I don’t want to offer excuses for Martin but perhaps you should look at why he was in action at all on Saturday and not given an extra 24 hours to recover from a midweek game between Schalke and Real Madrid, which didn’t see him return home until late on Thursday?

Roberto Martinez can moan that his players are tired but when it comes to referees they have to suffer in silence. That seems to be a recurring theme.

. . . . . .

WHEN you are refereeing on a bog of a pitch with the rain driving down and the wind whistling round your ears, you have to make a few allowances.

Kevin Friend tried to do that in the Southampton v Liverpool game on Sunday and ended up trending on Twitter for his troubles.

He got hung, drawn and quartered for his first-half performance but why should that be the case when he’s simply trying to manage the game?

People would be just as quick to jump on his back if he blew up for every challenge on a slippy pitch and looked like he was being over-officious.

I applaud him doing things his own way.

I never took much notice of the Premier League assessors and tried not to let the fact you might have a stickler in the stands marking you down affect me.

The merit system the referees are currently being judged on makes things even worse, it is making people paranoid each and every week and we are missing key match decisions as a result.

It’s time we let a bit of common sense rule. Take Jan Vertonghen’s push on Mark Noble in the Tottenham v West Ham game.

It was no different at all from Nemanja Matic’s shove on Ashley Barnes – and a lot less warranted in my view.

Matic got a red card from Martin Atkinson but Vertonghen gets nothing from Jon Moss, who had a good view of it.

People shout me down about this but I think a push anywhere about the chest height is a caution, nothing more. If he clocks him one, fine, send him off, but this is handbags we are talking about.

Howard Webb got it right when he went on Monday Night Football, even though he got torn apart by Gary Neville. Not every movement of the head is a headbutt and a red card, nor is every push.

Matic was retaliating for an overly-aggressive challenge which should have been spotted and acted upon. He isn’t the kind of player to react like that and I don’t think he should have been sent off.

. . . . . .

I WAS as happy as Larry when they took me off the line and put me in the middle as a Premier League referee.

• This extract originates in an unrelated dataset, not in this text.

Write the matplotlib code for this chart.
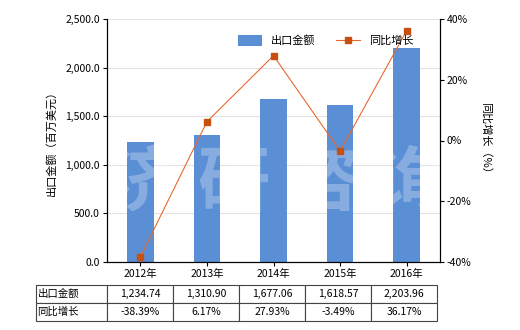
import matplotlib.pyplot as plt
import matplotlib.ticker as mticker

plt.rcParams['font.family'] = ['Noto Sans CJK SC', 'DejaVu Sans']

years = ['2012年', '2013年', '2014年', '2015年', '2016年']
export_value = [1234.74, 1310.90, 1677.06, 1618.57, 2203.96]
yoy_growth = [-38.39, 6.17, 27.93, -3.49, 36.17]
value_labels = ['1,234.74', '1,310.90', '1,677.06', '1,618.57', '2,203.96']
growth_labels = ['-38.39%', '6.17%', '27.93%', '-3.49%', '36.17%']

fig = plt.figure(figsize=(5.2, 3.3), dpi=100)
ax = fig.add_axes([107/520, 1-262/330, 333/520, 243/330])
x = list(range(len(years)))

ax.bar(x, export_value, width=0.4, color='#5A8ED5', zorder=2, label='出口金额')
ax.set_xlim(-0.5, 4.5)
ax.set_ylim(0, 2500)
ax.set_yticks([0, 500, 1000, 1500, 2000, 2500])
ax.yaxis.set_major_formatter(mticker.FuncFormatter(lambda v, p: f'{v:,.1f}'))
ax.set_xticks(x)
ax.set_xticklabels(years)
ax.grid(axis='y', color='#e3e3e3', linewidth=0.8, zorder=0)
ax.tick_params(labelsize=7.5, length=3, width=0.8, pad=2)
ax.spines['top'].set_visible(False)
ax.set_ylabel('出口金额（百万美元）', fontsize=8, labelpad=6)

ax2 = ax.twinx()
ax2.plot(x, yoy_growth, color='#E8692E', linewidth=0.8, marker='s', markersize=4,
         markerfacecolor='#C8500F', markeredgecolor='#C8500F', label='同比增长', zorder=3)
ax2.set_ylim(-40, 40)
ax2.set_yticks([-40, -20, 0, 20, 40])
ax2.yaxis.set_major_formatter(mticker.FuncFormatter(lambda v, p: f'{v:.0f}%'))
ax2.tick_params(labelsize=7.5, length=3, width=0.8, pad=2)
ax2.spines['top'].set_visible(False)
ax2.set_ylabel('同比增长（%）', fontsize=8, rotation=270, labelpad=14)

# watermark
for xp, ch in zip([0.11, 0.38, 0.65, 0.91], '济研咨询'):
    ax.text(xp, 0.32, ch, transform=ax.transAxes, fontsize=52,
            color='white', alpha=0.28, ha='center', va='center', zorder=4, fontweight='bold')

h1, l1 = ax.get_legend_handles_labels()
h2, l2 = ax2.get_legend_handles_labels()
ax2.legend(h1 + h2, l1 + l2, loc='upper right', bbox_to_anchor=(0.95, 0.975), ncol=2,
           frameon=False, fontsize=8, handlelength=2.2, handleheight=1.1, columnspacing=1.8)

tax = fig.add_axes([36/520, 1-321/330, 401/520, 36/330])
tax.axis('off')
cells = [['出口金额'] + value_labels, ['同比增长'] + growth_labels]
tbl = tax.table(cellText=cells, bbox=[0, 0, 1, 1],
                colWidths=[71] + [66] * 5, cellLoc='center')
tbl.auto_set_font_size(False)
tbl.set_fontsize(7.5)
for (r, c), cell in tbl.get_celld().items():
    cell.set_edgecolor('#444444')
    cell.set_linewidth(0.8)
    if c == 0:
        cell.set_text_props(ha='left')
        cell.PAD = 0.02

fig.savefig('out.png', dpi=100)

It meant I didn’t have to get my head round the offside rule quite so much – and it’s still a case of confused.com even now.

How on earth can the PGMOL legitimise West Ham’s second goal when Enner Valencia is clearly in an offside position from Mark Noble’s cross.

It doesn’t matter that he missed it and Diafra Sakho scored at the far post; the law states that if he makes a movement towards the ball, then it is offside. You’d think that was simple, evidently not.

When I was a linesman – as they used to be called – I was all over the place. A jumbo jet would fly over and I’d be wondering where it was going to.

Then you’d realise you were in the middle of a game, and I can only think the same thing is happening nowadays judging by the number of strange decisions.

Ander Herrera’s goal for Manchester United at Preston the other weekend was exactly the same – Wayne Rooney was in the line of the goalkeeper. It’s offside.

People seem to be getting excited about video technology coming into the game now that it has become public knowledge it will be discussed by FIFA at a delegate’s meeting in Belfast on Saturday.

I don’t think people should hold their breath. We haven’t even come to the end of the trial by the Dutch FA yet, and it will need a lot more examining before we see it ironing out offsides once and for all.

I’ve said for ages that anything we can bring in to help referees and their assistants would be a good thing for the game. Maybe people are waking up to that fact on a global scale now?